Frauen, die an solche Männer geraten, beschreiben im Web, in entsprechenden Foren, eigentlich fast immer die gleiche Situation und geben schon in ihrem Erstellungs-Threat zu, dass sie das Gefühl haben, dass etwas nicht stimmt. Oft jedoch – das lässt sich in den Postings herauslesen – neigen sie dazu, die jeweilige Situation schön zu reden.
Offen sein für den Realitätscheck
Hier drei Beispiele für eine IST-Situation in einer Kennenlernphase, die definitiv darauf schließen lassen, dass ER kein weiterführendes Interesse bzw. nicht das Zeug zum Mr. Right hat, SIE es jedoch nicht wirklich wahrhaben will:
- Während des Dates schaut er neuerdings alle naselang aufs Handy
Sehr wahrscheinlicher IST-Zustand: ER datet weiter und hat einen heißen Kontakt an der Angel
Sehr wahrscheinliches Schönreden durch SIE: Er hat viel für die Arbeit zu erledigen und muss für ein wichtiges Projekt erreichbar sein (zumeist wird sowas in der Art bekanntlich auch von den üblichen Verdächtigen als Ausrede genutzt, man kennt es…!)
- Nachdem er das Handy permanent bemühte, muss er nach einer Nachricht von jetzt auf gleich weg
Sehr wahrscheinlicher IST-Zustand: ER hat von einem Parallelkontakt den Vorschlag für ein Treffen bekommen
Sehr wahrscheinliches Schönreden durch SIE: Auf Arbeit gab es einen Notfall, deshalb muss er sofort weg
- Inmitten der Kennenlernphase, die SIE als Auftakt für eine feste Beziehung sieht, verändert ER sich. Die Antworten auf Nachrichten kommen später, die Anrufe werden etwas seltener und eine gewisse Distanz schleicht sich ein
Sehr wahrscheinlicher IST-Zustand: Er hat weiter gedatet und eine für ihn “bessere” Kandidatin getroffen
Sehr wahrscheinliches Schönreden durch SIE: Er hat momentan viel zu tun, familiäre Dinge belasten ihn, er ist erkältungstechnisch angeschlagen, und, und, und…

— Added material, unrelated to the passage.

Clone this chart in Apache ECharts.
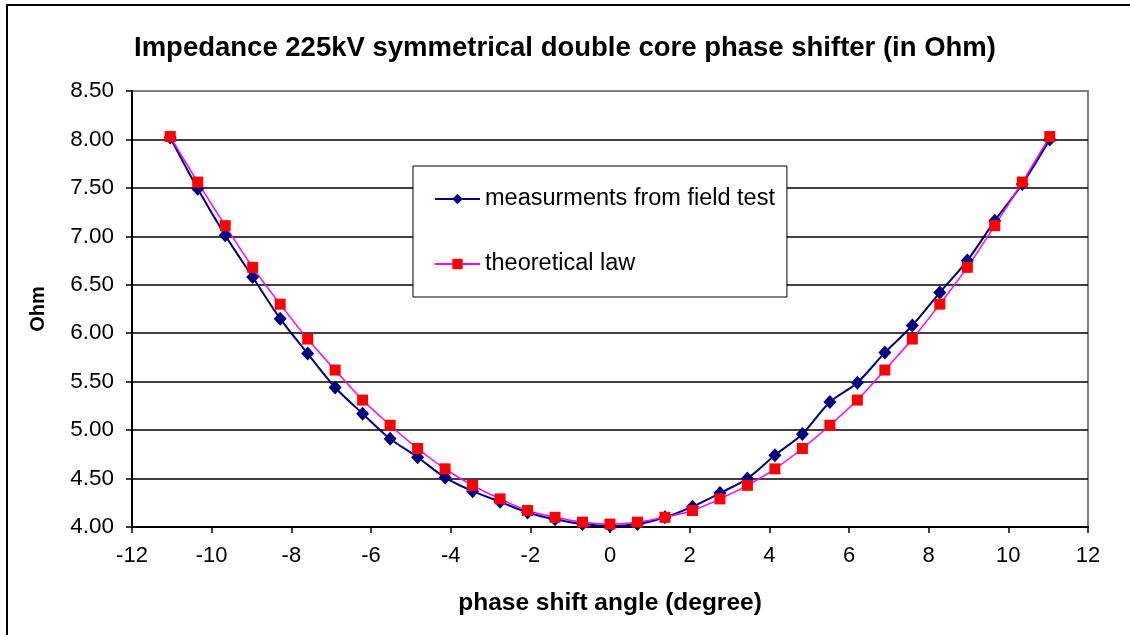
<!DOCTYPE html>
<html>
<head>
<meta charset="utf-8">
<script src="https://cdn.jsdelivr.net/npm/echarts@6/dist/echarts.min.js"></script>
<style>html,body{margin:0;padding:0;background:#fff;}#c{width:1130px;height:635px;}</style>
</head>
<body>
<div id="c"></div>
<script>
var angles = [-11.04,-10.35,-9.66,-8.97,-8.28,-7.59,-6.90,-6.21,-5.52,-4.83,-4.14,-3.45,-2.76,-2.07,-1.38,-0.69,0,
  0.69,1.38,2.07,2.76,3.45,4.14,4.83,5.52,6.21,6.90,7.59,8.28,8.97,9.66,10.35,11.04];
var measured = [8.02,7.49,7.01,6.58,6.15,5.79,5.44,5.17,4.91,4.72,4.51,4.37,4.26,4.15,4.08,4.03,4.01,
  4.03,4.10,4.21,4.35,4.50,4.74,4.96,5.29,5.49,5.80,6.08,6.42,6.75,7.16,7.54,8.00];
var theoretical = [8.03,7.56,7.11,6.68,6.30,5.94,5.62,5.31,5.05,4.81,4.60,4.43,4.29,4.17,4.10,4.05,4.03,
  4.05,4.10,4.17,4.29,4.43,4.60,4.81,5.05,5.31,5.62,5.94,6.30,6.68,7.11,7.56,8.03];
var seriesNames = ['measurments from field test', 'theoretical law'];
var titleText = 'Impedance 225kV symmetrical double core phase shifter (in Ohm)';

function pairs(xs, ys){ return xs.map(function(x,i){ return [x, ys[i]]; }); }
var FF = '"Liberation Sans", Arial, sans-serif';
var chart = echarts.init(document.getElementById('c'));
chart.setOption({
  animation: false,
  backgroundColor: '#fff',
  textStyle: {fontFamily: FF, color: '#000'},
  title: {text: titleText, left: 'center', top: 29,
    textStyle: {fontFamily: FF, fontSize: 27.5, fontWeight: 'bold', color: '#000'}},
  graphic: [
    {type: 'line', shape: {x1: 6, y1: 5, x2: 1130, y2: 5}, style: {stroke: '#000', lineWidth: 2}, silent: true},
    {type: 'line', shape: {x1: 7, y1: 4, x2: 7, y2: 635}, style: {stroke: '#000', lineWidth: 2}, silent: true}
  ],
  legend: {
    orient: 'vertical', left: 413, top: 166,
    backgroundColor: '#fff', borderColor: '#000', borderWidth: 1,
    padding: [21, 12, 21, 21], itemGap: 41, itemWidth: 45, itemHeight: 13,
    textStyle: {fontFamily: FF, fontSize: 23.5, color: '#000', lineHeight: 24},
    data: seriesNames
  },
  grid: {left: 132, right: 42, top: 91, bottom: 108, show: true, borderColor: '#808080', borderWidth: 2, backgroundColor: '#fff'},
  xAxis: {
    type: 'value', min: -12, max: 12, interval: 2,
    name: 'phase shift angle (degree)', nameLocation: 'middle', nameGap: 64,
    nameTextStyle: {fontFamily: FF, fontSize: 24.5, fontWeight: 'bold', color: '#000'},
    axisLine: {onZero: false, lineStyle: {color: '#000', width: 2}},
    axisTick: {show: true, inside: false, length: 6, lineStyle: {color: '#000', width: 1.5}},
    axisLabel: {fontFamily: FF, fontSize: 22, color: '#000', margin: 18},
    splitLine: {show: false}
  },
  yAxis: {
    type: 'value', min: 4, max: 8.5, interval: 0.5,
    name: 'Ohm', nameLocation: 'middle', nameGap: 84, nameRotate: 90,
    nameTextStyle: {fontFamily: FF, fontSize: 20, fontWeight: 'bold', color: '#000'},
    axisLine: {show: true, onZero: false, lineStyle: {color: '#000', width: 2}},
    axisTick: {show: true, inside: false, length: 6, lineStyle: {color: '#000', width: 1.5}},
    axisLabel: {fontFamily: FF, fontSize: 22.5, color: '#000', margin: 18,
      formatter: function(v){ return v.toFixed(2); }},
    splitLine: {show: true, showMaxLine: false, lineStyle: {color: '#000', width: 1.5}}
  },
  series: [
    {name: seriesNames[0], type: 'line', data: pairs(angles, measured), smooth: 0.3,
      symbol: 'diamond', symbolSize: [13, 14], showAllSymbol: true,
      lineStyle: {color: '#000080', width: 2}, itemStyle: {color: '#000080'}},
    {name: seriesNames[1], type: 'line', data: pairs(angles, theoretical), smooth: 0.3,
      symbol: 'rect', symbolSize: 11, showAllSymbol: true,
      lineStyle: {color: '#FF00FF', width: 1.5}, itemStyle: {color: '#FF0000'}}
  ]
});
</script>
</body>
</html>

Die Erfahrungen im Zusammenhang mit der Kennenlernphase sprechen Bände
Natürlich können all die Situationen, die hier unter “Schönreden” aufgeführt sind, tatsächlich so eintreten und der Grund für eine veränderte Kennenlernphase sein. Natürlich kann sich Stress auf der Arbeit auf die noch junge Veränderung auswirken und familiärer Stress das gegenseitige Kennenlernen belasten. Gar keine Frage. Nur: Die Erfahrung zeigt, dass diese Gründe so gut wie nie vorhanden sind, wenn ein verändertes Verhalten in der Kennenlernphase auftritt.
So ist der Ganzkörpergips nach einem Unfall, der IHN nicht zum Handy greifen lässt, nun wirklich die absolute Ausnahme. Und das Finden von pikanten Nachrichten in SEINEM Handy – wenn SIE denn aufgrund eines unguten Bauchgefühls nachschaut – indes die Regel. Unbenommen dessen, dass sich “sowas” eigentlich so gar nicht gehört.
Deshalb: Ist es mit Schönreden wirklich getan? Eben!